Eduardo Chillida Biography

Eduardo Chillida




Basque sculptor, painter, and printmaker Eudardo Chillida (formal name Eduardo Txillida Juantegui) was born on January 10, 1924, in San Sebastian, Spain. His early interest was in football, playing for the La Liga team of the Real Sociedad until he received a knee injury requiring five surgeries, effectively ending a promising goalie career. Switching gears in 1943, he enrolled at the University of Madrid, studying architecture for three years before abandoning architecture for art, moving to Paris and opening a studio. Eschewing formal academia, he took private lessons in clay and plaster sculpting techniques. He focused on figurative works in the style of the Old Masters whose sculptures he was exposed to at the Louvre and elsewhere. His first exhibition took place in the Salon de Mai at the Musee d'Art Moderne, followed the next year by participation in a show at Galerie Maeght, the first of several at the Parisian gallery.

In 1951 Chillida returned to San Sebastian and began to take an interest in abstract work. Wanting to try something new, he apprenticed with a local blacksmith, learning how to forge iron and setting up a forge in his own studio. He was known for working closely with the men he employed at his forge, rather than handing a maquette to an apprenticed artist as was usual for many artists of the time. A series of monumental wood and iron pieces began to take form which he titled Anvil of Dreams, executed between the years 1954 and 1966. Even in its early stages, the series quickly gained the artist recognition and he was given major commissions by churches and governmental offices. In 1959, he began to work regularly with intaglio printmaking, creating series for independent publication as well as many illustrations for literary publications.

Chillida took inspiration for his work from the theories of modern philosophers, including Martin Heidegger, with whom he formed a correspondance in the early 1960s. Ideas regarding spatial relationships, place, and the existence of "things as places" were formed by both correspondants and this remained a central focus in Chillida's work for the rest of his life and career. He often regarded his pieces as physical manifestations of theories on social constructs rather than works of fine art. In the early 1980s he purchased a 16th century Basque farmhouse and turned the land into an open-air museum with his works displayed throughout the grounds; he called his new home Chillida Leku, "leku" meaning "place" in Basque. 

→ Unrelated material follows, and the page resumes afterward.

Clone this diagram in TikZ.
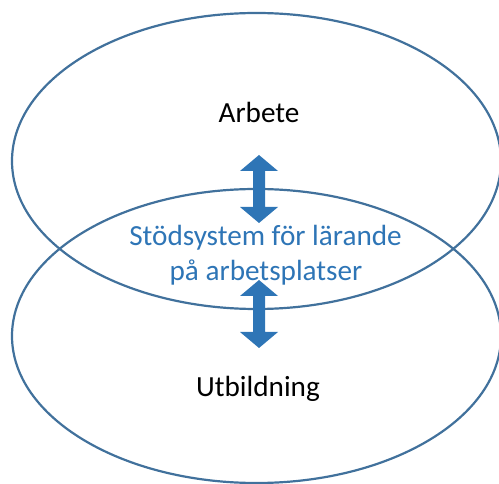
\documentclass[tikz,border=0pt]{standalone}
\usepackage{fontspec}
\setmainfont{Carlito}
\definecolor{ringblue}{HTML}{41719C}
\definecolor{txtblue}{HTML}{2E75B6}
\tikzset{
  ring/.style={draw=ringblue, line width=2.2pt},
  label/.style={font=\fontsize{29.2}{35}\selectfont, inner sep=0pt, anchor=base},
  dblarrow/.style={fill=txtblue, draw=none}
}
\begin{document}
\begin{tikzpicture}[x=1pt,y=-1pt]
\useasboundingbox (0,0) rectangle (499,484);
\draw[ring] (256.5,161) ellipse [x radius=244.5, y radius=148];
\draw[ring] (256.5,336) ellipse [x radius=244.5, y radius=147];
\node[label] (arbete) at (259,123) {Arbete};
\node[label] (utb) at (258,397) {Utbildning};
\node[label, text=txtblue] (stod1) at (265.5,246) {Stödsystem för lärande};
\node[label, text=txtblue] (stod2) at (266,281) {på arbetsplatser};
\fill[dblarrow] (259,155) -- (278,171) -- (265,171) -- (265,207) -- (278,207) -- (259,223) -- (240,207) -- (253,207) -- (253,171) -- (240,171) -- cycle;
\fill[dblarrow] (259,280) -- (278,296) -- (265,296) -- (265,332) -- (278,332) -- (259,348) -- (240,332) -- (253,332) -- (253,296) -- (240,296) -- cycle;
\end{tikzpicture}
\end{document}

He often worked collaboratively with poets, writers, and activists, as well. One of his most famous works, 1992's "Monument to Tolerance," features the writing of Elie Wiesel, Holocaust survivor and poet, engraved on a steel tablet seem through the branched arms of his riverside structure in Seville, Spain.

By the early 1980s Chillida's sculpture had gained an international following and his work could be found in prominent locations in San Sebastian, Barcelona, Paris, Frankfurt, Berlin, Washington, D.C., Dallas, and more. Among these works were landscape installations requiring extreme engineering feats, with massive iron pieces suspended between quarry walls; emerging from a cliffside; bored and chiseled into the ground in descending, labryinthine paths. Meanwhile, he continued to work on small-scale, one dimensional imagery using paint, woodcut, intaglio, and ink. His graphic works were exhibited in major restrospectives at the National Gallery in Washington, D.C. (1979); the Solomon R. Guggenheim Museum (1980); Palacio de Miramar, San Sebastian (1992); the Museo Nacional Centrode Arte Reina Sofia, Madrid (1999), and the Guggenheim Museum, Bilbao, Spain (1999). 

Among the awards received in his lifetime was the Wolf Prize (Isreal, 1983); Premio Pricipe de Austerias de las Artes (Spain, 1987); Praemium Imperiale (Japan, 1991); and the Lifetime Achievement Award (International Sculpture Center, 1998). A posthumous gold medal was granted by Basque capital Vitoria-Gasteiz' government to both Chillida and architect Luis Pena Ganchegui for their collaborative work on the city square, symbolizing Spain's return to democracy. In 1983, Chillida was elected an honorary academician by the Royal Academy. 

Chillida's work can be found in the permanent collections of the Museum of Modern Art and the Metropolitan Museum of Art in New York; the Tate Britain in London; the Kunsthalle Basel in Switzerland; the Neue Nationalgalerie in Berlin, and the Museo Nacional Centro de Arte Reina Sofia in Madrid, whose collection of Chillida's works was inaugurated in 1986. 

Chillida died in his home near San Sebastian on August 19, 2002.